From Monday night’s Fox News All-Stars.
On Mitt Romney’s refusal to sign the Susan B. Anthony List pro-life pledge:
Well, he’s taken some shots from some of his competitors — Santorum and Bachmann — over this. And I think they are cheap shots, because he issued a very strong pro-life statement which endorsed just about everything in the pledge including, for example, appointing judges who respect the Constitution [and] don’t legislate from the bench, which is obviously a reference to the abortion decision in 1973, defunding Planned Parenthood, defunding U.N. programs and others that promote abortion, and as we just heard, the fetal pain bill, where you support legislation to ban abortions after a point where the fetus becomes sentient to pain. On all of that, he issued his own strong statement.
His problem is one of the statements in the pledge implies that — or can be interpreted to mean that — if some subsidiary or auxiliary of a large, say, chain of hospitals is engaged – even in a peripheral way – in abortions, the federal government can’t provide Medicaid or Medicare to any of those hospitals. Which is an absurdity, and that’s why he didn’t want to sign. And the Susan B. Anthony List itself later issued a statement saying it wanted to exclude that. So in fact, it endorsed the Romney position.
I think he’s made a strong statement. I’m not vouching for what lies deep in his heart. You can never do that with any candidate on anything. But his statement is extremely strongly pro-life. …
If I could make one remark on the idea of signing a pledge in general — every candidate ought to be able to frame a major issue with his own words.
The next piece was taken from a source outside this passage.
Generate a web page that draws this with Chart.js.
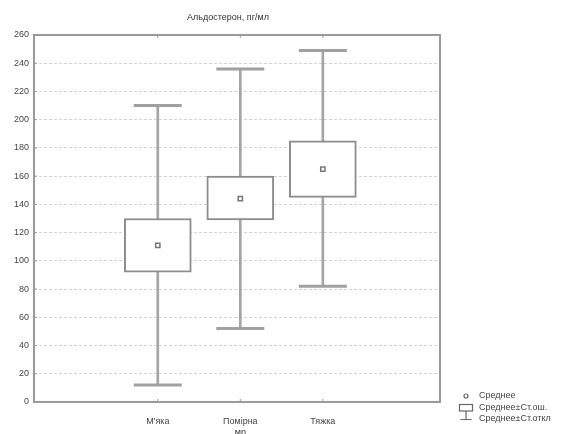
<!DOCTYPE html>
<html lang="uk">
<head>
<meta charset="UTF-8">
<title>Альдостерон, пг/мл</title>
<script src="https://cdn.jsdelivr.net/npm/chart.js"></script>
<style>
  html, body { margin: 0; padding: 0; background: #fff; }
  canvas { display: block; }
</style>
</head>
<body>
<canvas id="chart" width="572" height="434"></canvas>
<script>
// data
const categories = ["М'яка", "Помірна", "Тяжка"];
const positions = [1, 2, 3];
const means = [111, 144, 165];
const seLow = [92, 129, 145];
const seHigh = [130, 160, 185];
const sdLow = [12, 52, 82];
const sdHigh = [210, 236, 249];
const yMin = 0, yMax = 260, yStep = 20;
const legendLabels = ['Среднее', 'Среднее±Ст.ош.', 'Среднее±Ст.откл'];
const chartTitle = 'Альдостерон, пг/мл';
const xTitle = 'мр';

const FONT = '"Liberation Sans", Arial, sans-serif';
const GREY = '#8c8c8c';

const pts = vals => vals.map((v, i) => ({ x: positions[i], y: v }));
const rng = (lo, hi) => lo.map((v, i) => ({ x: positions[i], y: [v, hi[i]] }));

// frame, small ticks, title, axis title and legend
const decor = {
    id: 'decor',
    afterDraw(chart) {
        const ctx = chart.ctx;
        const a = chart.chartArea;
        const xs = chart.scales.x, ys = chart.scales.y;
        ctx.save();
        ctx.strokeStyle = '#9a9a9a';
        ctx.lineWidth = 2;
        ctx.strokeRect(a.left, a.top, a.right - a.left, a.bottom - a.top);

        ctx.lineWidth = 1;
        ctx.strokeStyle = '#999';
        ctx.beginPath();
        positions.forEach(p => {
            const x = xs.getPixelForValue(p);
            ctx.moveTo(x, a.bottom); ctx.lineTo(x, a.bottom - 3);
            ctx.moveTo(x, a.top); ctx.lineTo(x, a.top + 3);
        });
        for (let v = yMin + yStep; v < yMax; v += yStep) {
            const y = ys.getPixelForValue(v);
            ctx.moveTo(a.left, y); ctx.lineTo(a.left + 3, y);
        }
        ctx.stroke();

        ctx.fillStyle = '#333';
        ctx.font = '9px ' + FONT;
        ctx.textAlign = 'center';
        ctx.textBaseline = 'middle';
        ctx.fillText(chartTitle, 228, 18);
        ctx.textBaseline = 'top';
        ctx.fillText(xTitle, xs.getPixelForValue(2), 428);

        // legend
        ctx.strokeStyle = '#666';
        ctx.lineWidth = 1.2;
        ctx.beginPath();
        ctx.arc(466, 396, 2, 0, Math.PI * 2);
        ctx.stroke();
        ctx.strokeRect(459.5, 404.5, 13, 6.5);
        ctx.beginPath();
        ctx.moveTo(466, 411); ctx.lineTo(466, 415);
        ctx.moveTo(466, 413); ctx.lineTo(466, 419.5);
        ctx.moveTo(460.5, 419.5); ctx.lineTo(471.5, 419.5);
        ctx.stroke();
        ctx.textAlign = 'left';
        ctx.textBaseline = 'middle';
        ctx.fillStyle = '#444';
        [396, 408, 419].forEach((y, i) => ctx.fillText(legendLabels[i], 479, y));
        ctx.restore();
    }
};

new Chart(document.getElementById('chart'), {
    type: 'bar',
    data: {
        datasets: [
            {
                type: 'bar', label: 'sd', data: rng(sdLow, sdHigh),
                barThickness: 2, backgroundColor: '#a5a5a5', borderWidth: 0,
                grouped: false, order: 4
            },
            {
                type: 'bar', label: 'se', data: rng(seLow, seHigh),
                barThickness: 67, backgroundColor: '#fff', borderColor: GREY,
                borderWidth: 2, borderSkipped: false, grouped: false, order: 3
            },
            {
                type: 'line', label: 'caps', data: pts(sdHigh).concat(pts(sdLow)),
                showLine: false, pointStyle: 'line', pointRadius: 24, pointHoverRadius: 24,
                pointBorderWidth: 3, borderColor: '#a0a0a0', order: 2
            },
            {
                type: 'line', label: 'mean', data: pts(means),
                showLine: false, pointStyle: 'rect', pointRadius: 3, pointHoverRadius: 3,
                pointBorderWidth: 1.5, borderColor: '#777', backgroundColor: '#fff', order: 1
            }
        ]
    },
    options: {
        responsive: false,
        animation: false,
        events: [],
        layout: { padding: { top: 35, right: 132, left: 0, bottom: 0 } },
        plugins: { legend: { display: false }, tooltip: { enabled: false }, title: { display: false } },
        scales: {
            x: {
                type: 'linear', min: -0.5, max: 4.42, offset: false,
                afterBuildTicks: s => { s.ticks = positions.map(v => ({ value: v })); },
                afterFit: s => { s.height = 32; },
                ticks: {
                    callback: v => categories[positions.indexOf(v)] || '',
                    autoSkip: false, maxRotation: 0, padding: 6,
                    color: '#444', font: { family: FONT, size: 9 }
                },
                grid: { display: false, offset: false },
                border: { display: false }
            },
            y: {
                min: yMin, max: yMax,
                afterFit: s => { s.width = 34; },
                ticks: { stepSize: yStep, padding: 5, color: '#444', font: { family: FONT, size: 9 } },
                grid: { color: '#d2d2d2', lineWidth: 1, drawTicks: false, borderDash: [3, 2] },
                border: { display: false, dash: [3, 2] }
            }
        }
    },
    plugins: [decor]
});
</script>
</body>
</html>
That’s what is wrong with a pledge. It’s written by others and it constrains you. That’s why even pledges on taxes are not useful. You ought to say what you want. [If] somebody else writes it — it can be misinterpreted.
On the Supreme Court’s unanimous decision that environmental regulations ought to be issued by the EPA rather than by courts hearing lawsuits brought by states:
It belongs with experts, and that’s where it ought to be.
I think what the Court is doing is reacting to thirty years of overregulating, overlegislating from the bench. In the 70s, the 80s and the 90s, you had federal judges managing desegregation in school districts in great detail, sequestering taxes, doing prison reform, deciding how many square feet a prisoner had to have – details which are absurd for any judge to do.
So after all this for 30, 40 years, it [the Supreme Court] decided, ‘We’re going to stop that. Let EPA experts do it … And if you find that it’s the wrong ruling or something that you think is unconstitutional, then you sue.’
On the Supreme Court’s decision regarding alleged discrimination against women by Walmart:
Well look, in one part of the ruling, it was 8-0, which was that this is an incorrectly drawn class action, so it was tossed out by everybody, left and right.
In the narrow ruling over whether this was an example of discrimination, Scalia, writing on behalf of the majority, utterly destroyed the other side. He was saying that Walmart has a policy against discrimination. So how did the other side claim that there was actual, company-wide discrimination?
On the basis of another policy [the plaintiffs alleged], which allows a lot of discretion among managers … [who] absorb unconsciously the prejudices of where they live. And thus Walmart allowed this to be expressed. This was utterly unconvincing to Scalia — I think to anyone who reads this. It was the correct decision.
Ironically, if you are a [potential] litigant, you had to wait a decade in order to bring [your particular] case because this was a class-action suit. So now [that the class action was thrown out] it’ll actually allow individuals to go and to sue who had to sit outside and wait.